The Cairngorms national park should be extended westwards and a total ban imposed on the building of windfarms in the area.
That’s the view of Britain’s biggest walkers’ charity which briefed MSPs ahead of this evening’s debate on wild land in the Scottish Parliament.
The Ramblers said the Monadhliath Mountains should be brought into the Cairngorms park and the whole area declared a world heritage site.
Today’s debate on endangered species and wild land conservation, lodged by MSP Murdo Fraser, has gained the support of SNP, Labour, Conservative and independent MSPs.
Conservation charity the John Muir Trust, which owns several mountains including much of Britain’s highest peak Ben Nevis, welcomed the debate.
Stuart Brooks, chief executive of the trust, said: “[The] debate is a positive step forward for the trust’s wild land campaign.
“This is the Scottish Government’s Year of Natural Scotland, so this discussion is timely.
“We welcome the cross-party support this motion has attracted. This debate should be a step up to a nationwide debate on the rapid loss of Scotland’s wild land as a result of unsuitable development.
“We’re running out of time. Two years ago, when we delivered our petition to Parliament calling for a wild land designation, [Scottish Natural Heritage] warned of the dangers of leaving it too late to take action.

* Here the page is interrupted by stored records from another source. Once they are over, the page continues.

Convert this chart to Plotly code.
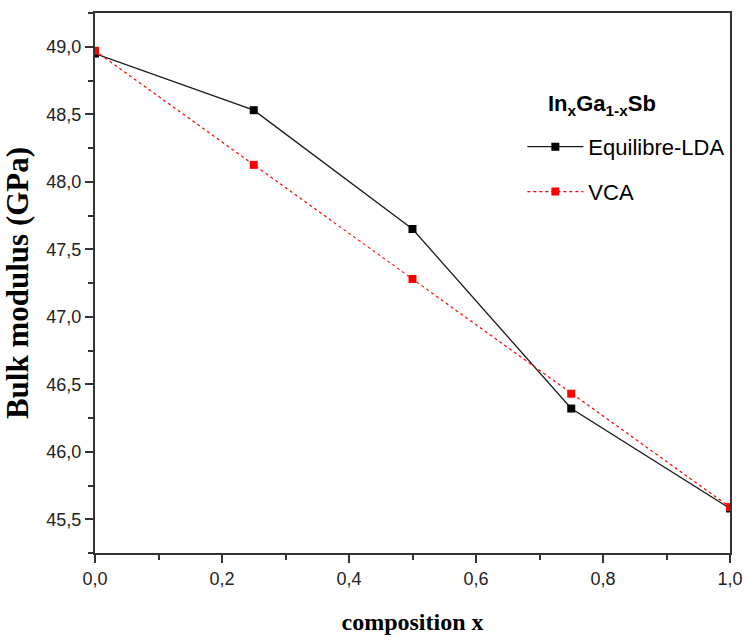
import plotly.graph_objects as go

composition = [0.0, 0.25, 0.5, 0.75, 1.0]
equilibre_lda = [48.95, 48.53, 47.65, 46.32, 45.58]
vca = [48.97, 48.125, 47.28, 46.43, 45.59]

x_ticks = [0.0, 0.2, 0.4, 0.6, 0.8, 1.0]
x_tick_labels = ["0,0", "0,2", "0,4", "0,6", "0,8", "1,0"]
y_ticks = [45.5, 46.0, 46.5, 47.0, 47.5, 48.0, 48.5, 49.0]
y_tick_labels = ["45,5", "46,0", "46,5", "47,0", "47,5", "48,0", "48,5", "49,0"]

SANS = "Liberation Sans, Arial, sans-serif"
SERIF = "Liberation Serif, Times New Roman, serif"

fig = go.Figure()
fig.add_trace(go.Scatter(
    x=composition, y=equilibre_lda, mode="lines+markers", name="Equilibre-LDA",
    line=dict(color="#1a1a1a", width=1.3),
    marker=dict(symbol="square", size=8, color="#000000"),
    legend="legend",
))
fig.add_trace(go.Scatter(
    x=composition, y=vca, mode="lines+markers", name="VCA",
    line=dict(color="#ff0000", width=1.2, dash="3px,3px"),
    marker=dict(symbol="square", size=8, color="#ff0000"),
    legend="legend2",
))

axis_common = dict(
    showline=True, linecolor="#333333", linewidth=2, mirror=True,
    ticks="outside", ticklen=8, tickwidth=1.5, tickcolor="#333333",
    showgrid=False, zeroline=False, automargin=False,
    ticklabeloverflow="allow",
    tickfont=dict(family=SANS, size=18, color="#222222"),
)

fig.update_xaxes(
    range=[0, 1.0], tickvals=x_ticks, ticktext=x_tick_labels,
    minor=dict(dtick=0.1, ticks="outside", ticklen=5, tickwidth=1.5, tickcolor="#333333"),
    title=dict(text="<b>composition x</b>", font=dict(family=SERIF, size=24, color="#000000"),
               standoff=26),
    **axis_common,
)
fig.update_yaxes(
    range=[45.25, 49.25], tickvals=y_ticks, ticktext=y_tick_labels,
    minor=dict(dtick=0.25, tick0=45.25, ticks="outside", ticklen=5, tickwidth=1.5, tickcolor="#333333"),
    title=dict(text="<b>Bulk modulus (GPa)</b>", font=dict(family=SERIF, size=31, color="#000000"),
               standoff=10),
    **axis_common,
)

leg_common = dict(
    font=dict(family=SANS, size=22, color="#000000"),
    bgcolor="rgba(0,0,0,0)", borderwidth=0, itemwidth=56,
    xanchor="left", yanchor="middle", x=0.673,
)

fig.update_layout(
    width=744, height=644,
    margin=dict(l=95, r=14, t=13, b=91),
    paper_bgcolor="white", plot_bgcolor="white",
    showlegend=True,
    legend=dict(y=0.752, **leg_common),
    legend2=dict(y=0.669, **leg_common),
    annotations=[dict(
        text="<b>In<sub>x</sub>Ga<sub>1-x</sub>Sb</b>",
        xref="paper", yref="paper", x=0.711, y=0.83,
        xanchor="left", yanchor="middle", showarrow=False,
        font=dict(family=SANS, size=22, color="#000000"),
    )],
)

fig.write_html("out.html")
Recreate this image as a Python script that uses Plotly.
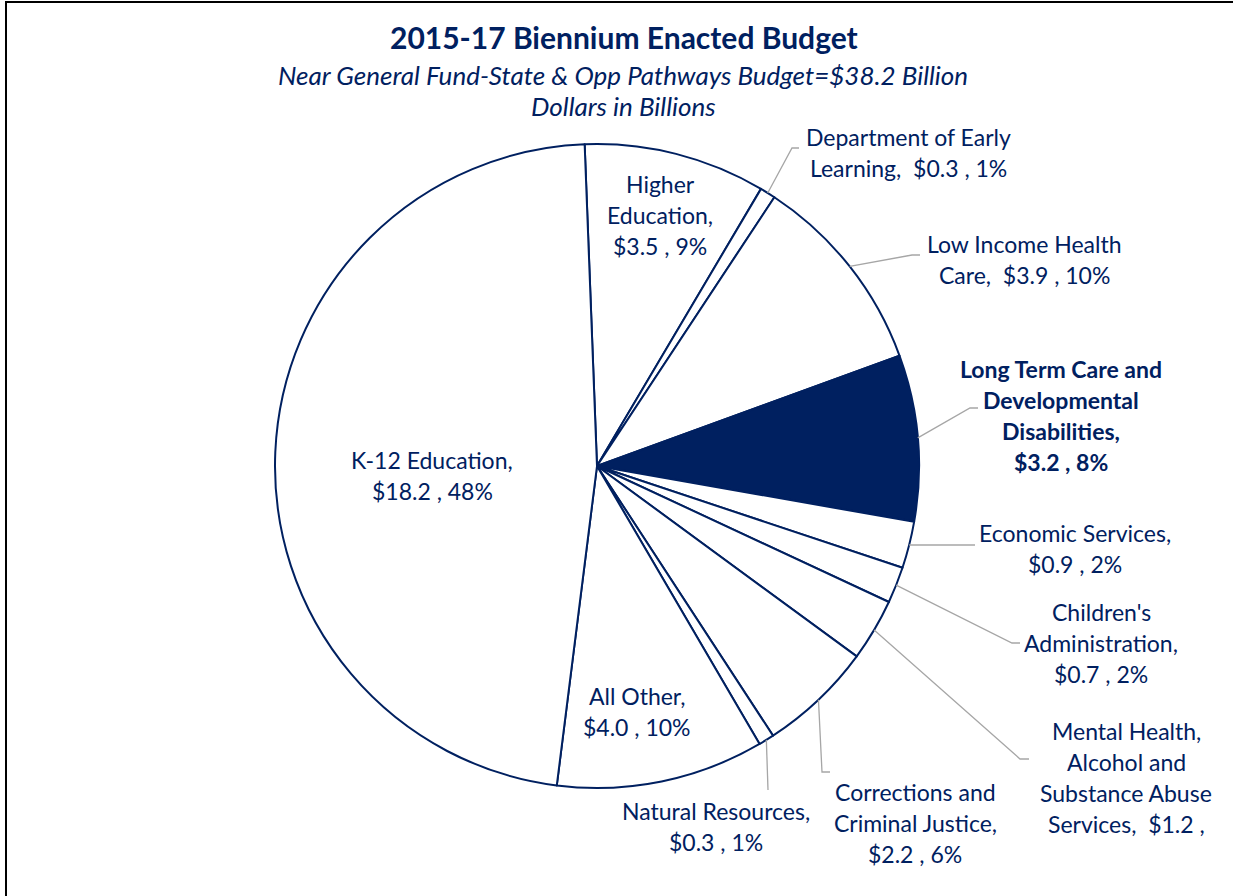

“Since then, development pressure on our wild land has grown more intense. With the proportion of wild land left in Scotland shrinking at an alarming rate, this debate should be a wake-up call to politicians across the political spectrum to take action urgently.”
But the Ramblers said: “We are supportive of the proposal from the John Muir Trust to create a new environmental designation to protect wild land, but are concerned that the process for establishing such a designation, including new legislation, will take too long and too small an area of Scotland will be protected for its wild land value.
“There is a need to emphasise that Scotland is a country that is renowned across the world for the beauty of its scenery.
“The landscapes which form the very essence of this reputation are essentially wild and relatively unmodified by human activity.”
In its formal submission to the Scottish Parliament, the Ramblers said: “The most serious threat to wild land at present is from Scottish and UK Government energy policies, notably the promotion of large scale windfarm development in areas of wild land value.
“Such developments need to be curtailed, with more emphasis given to offshore development.
“Of immediate concern are threats from windfarm development close to the western boundary of the Cairngorms National Park. This boundary needs to be extended towards Fort Augustus and the whole national park put forward for designation as a world heritage site.”
The Ramblers said development pressure outside the boundary threatens the integrity of the national park as a whole.
“This boundary is far too close to the central part of the Cairngorms massif, the Cairn Gorm-Ben MacDui and Braeriach-Cairn Toul plateaux,” they added.
“These plateaux are the finest examples that we have in the UK of truly wild, unspoilt mountain landscape, akin to the wilderness areas of northern Scandinavia and other arctic lands.
“It is extraordinary that the views from this superb tract of land, which provides an exceptional outdoor recreation experience, is in danger of being compromised by proposed windfarms, such as the Stronelairg and Allt Duine proposals, located close to the park’s western boundary.
“This week, with superb snow cover in the Cairngorms, a magnificent ski-tour around all four of the high peaks can be enjoyed, with the adjacent, rolling hills of the Monadhliath spreading out to the west, beyond the western boundary.
“Surely nobody with any sensitivity towards our landscape can support the erection of 443ft wind turbines in such a view, turning one of the UK’s finest wild landscapes into an industrial site?”
The charity also said, if a new environmental designation designed to protect wild land is not agreed at present, the Scottish Government should consider whether wild land protection needs can be built into planning policies as a whole, as well as into the financial incentives which underpin much of what happens on the land.
It added that subsidies should be scrapped for large scale onshore windfarm development. Any energy subsidies should instead be directed towards the support of small-scale turbine developments run by farmers, crofters and communities and large offshore windfarm development.
The debate in the Scottish Parliament is due to begin at 5pm.
OldManoftheHills
07 March 2013When oil runs out and all the lights turn off we might be sorry we had not built more windfarms to give us elecricity. As a keen walker and climber (and sailor) I see nothing wrong in suitable windfarms and think much of the objection is that British curse of Nymbyism.
Wind turbines need a windy spot such as hills and are quite majestic which is not to say careful planning is not required.
I love technology such as my boots axe and crampons and the bus or car that gets me there. I would hardly wish to go back to nature and wander Cairgorm plateau stark naked. Not all the works of man are desecration.
Bernard Snoglgf
08 March 2013Oh give it a rest. You're fooling nobody on this site. If you cared about the environment you want us to build new nuclear and invest in thorium research. You cannot run an economy, or a household for that matter, on a sporadic supply of highly expensive electricity which does nothing to ween us off things like coal. You forget little things like the environment, peat, birds, tourism, as well - these things provide real jobs which turbines destory.
Your'e either living in LaLa land or your snouts in the subsidy trough. It's pathetic.